----- Source material

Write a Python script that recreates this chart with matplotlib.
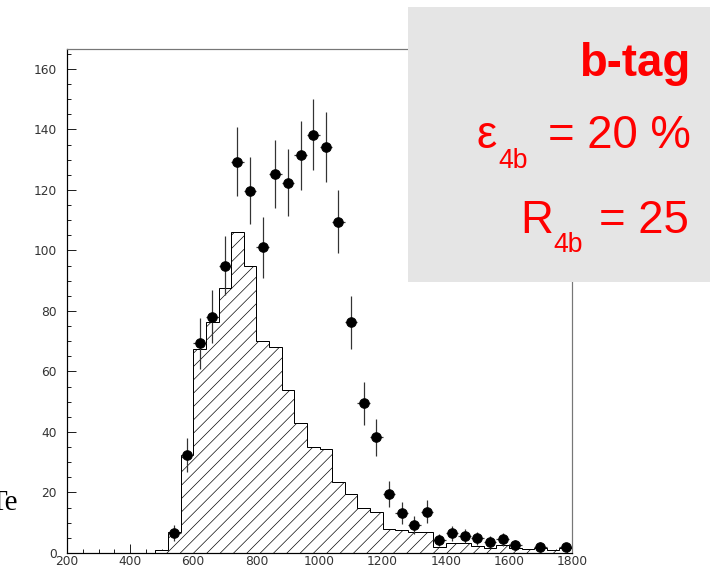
import numpy as np
import matplotlib
matplotlib.use("Agg")
import matplotlib.pyplot as plt
from matplotlib.patches import Rectangle
from matplotlib.ticker import MultipleLocator

# Simulated background: bin edges (GeV) and expected counts per 40 GeV bin
bin_edges = np.arange(480, 1801, 40)
background = [1, 7, 32.5, 67.5, 76.5, 87.5, 106, 95, 70, 68, 54, 43, 35, 34.5,
              23.5, 19.5, 15, 13.5, 8, 7.5, 7, 7, 2, 3.2, 3.2, 2.3, 1.5, 2.6,
              1.5, 1.2, 1.7, 0.9, 1.5]

# Observed events at bin centres
data_x = [540, 580, 620, 660, 700, 740, 780, 820, 860, 900, 940, 980, 1020,
          1060, 1100, 1140, 1180, 1220, 1260, 1300, 1340, 1380, 1420, 1460,
          1500, 1540, 1580, 1620, 1700, 1780]
data_y = [6.7, 32.4, 69.3, 78.1, 94.9, 129.4, 119.8, 101.1, 125.2, 122.4,
          131.4, 138.2, 134.1, 109.5, 76.3, 49.5, 38.2, 19.5, 13.3, 9.3, 13.7,
          4.3, 6.5, 5.7, 4.8, 3.7, 4.6, 2.6, 2.1, 1.9]

x_ticks = [200, 400, 600, 800, 1000, 1200, 1400, 1600, 1800]
y_ticks = [0, 20, 40, 60, 80, 100, 120, 140, 160]

W, H, DPI = 710, 573, 80
plt.rcParams['hatch.linewidth'] = 0.6
plt.rcParams['font.family'] = ['DejaVu Sans']

fig = plt.figure(figsize=(W / DPI, H / DPI), dpi=DPI)
fig.patch.set_facecolor('white')


def px(x, y):
    """Pixel position -> figure fraction."""
    return x / W, 1 - y / H


ax = fig.add_axes([67 / W, (H - 553) / H, 505 / W, 504 / H])
ax.set_xlim(200, 1800)
ax.set_ylim(0, 166.6)

# Background histogram, hatched
ax.stairs(background, bin_edges, fill=True, facecolor='white',
          edgecolor='black', hatch='//', linewidth=0.9, zorder=2)

# Data points with Poisson errors
yerr = np.sqrt(np.array(data_y))
ax.errorbar(data_x, data_y, yerr=yerr, xerr=20, fmt='o', color='black',
            ecolor='#333333', elinewidth=1.1, markersize=8.5, capsize=0,
            zorder=4)

for side in ['left', 'bottom']:
    ax.spines[side].set_color('black')
    ax.spines[side].set_linewidth(1.1)
for side in ['top', 'right']:
    ax.spines[side].set_color('#777777')
    ax.spines[side].set_linewidth(1.1)

ax.set_xticks(x_ticks)
ax.set_yticks(y_ticks)
ax.xaxis.set_minor_locator(MultipleLocator(50))
ax.yaxis.set_minor_locator(MultipleLocator(5))
ax.tick_params(which='both', direction='in', top=False, right=False,
               colors='#222222', labelsize=11, labelcolor='#333333')
ax.tick_params(which='major', length=8, width=0.9)
ax.tick_params(which='minor', length=4, width=0.9)
ax.tick_params(axis='x', pad=2)
ax.tick_params(axis='y', pad=9)

# Axis title running off the left edge of the canvas
fig.text(*px(-11, 510), "Te", family=['Liberation Serif'], fontsize=26,
         color='black', ha='left', va='baseline')

# Info panel
fig.add_artist(Rectangle(px(408, 282), (W - 408) / W, 275 / H,
                         transform=fig.transFigure, facecolor='#e5e5e5',
                         edgecolor='none', zorder=1))

red = '#ff0000'
sans = ['Liberation Sans']
fig.text(*px(690, 76), "b-tag", family=sans, fontweight='bold', fontsize=41,
         color=red, ha='right', va='baseline', zorder=3)

fig.text(*px(497, 148), "\u03b5", family=sans, fontsize=41, color=red,
         ha='right', va='baseline', zorder=3)
fig.text(*px(498, 168), "4b", family=sans, fontsize=24, color=red,
         ha='left', va='baseline', zorder=3)
fig.text(*px(691, 148), "= 20 %", family=sans, fontsize=41, color=red,
         ha='right', va='baseline', zorder=3)

fig.text(*px(520, 233), "R", family=sans, fontsize=41, color=red,
         ha='left', va='baseline', zorder=3)
fig.text(*px(553, 252), "4b", family=sans, fontsize=24, color=red,
         ha='left', va='baseline', zorder=3)
fig.text(*px(689, 233), "= 25", family=sans, fontsize=41, color=red,
         ha='right', va='baseline', zorder=3)

fig.savefig("out.png", dpi=DPI)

----------

### What is needed
Begin at the top of the material above and output each line exactly, stopping after the line that holds "from matplotlib.ticker import MultipleLocator". Leave out pictures.

### Exercise output
Write a Python script that recreates this chart with matplotlib.
import numpy as np
import matplotlib
matplotlib.use("Agg")
import matplotlib.pyplot as plt
from matplotlib.patches import Rectangle
from matplotlib.ticker import MultipleLocator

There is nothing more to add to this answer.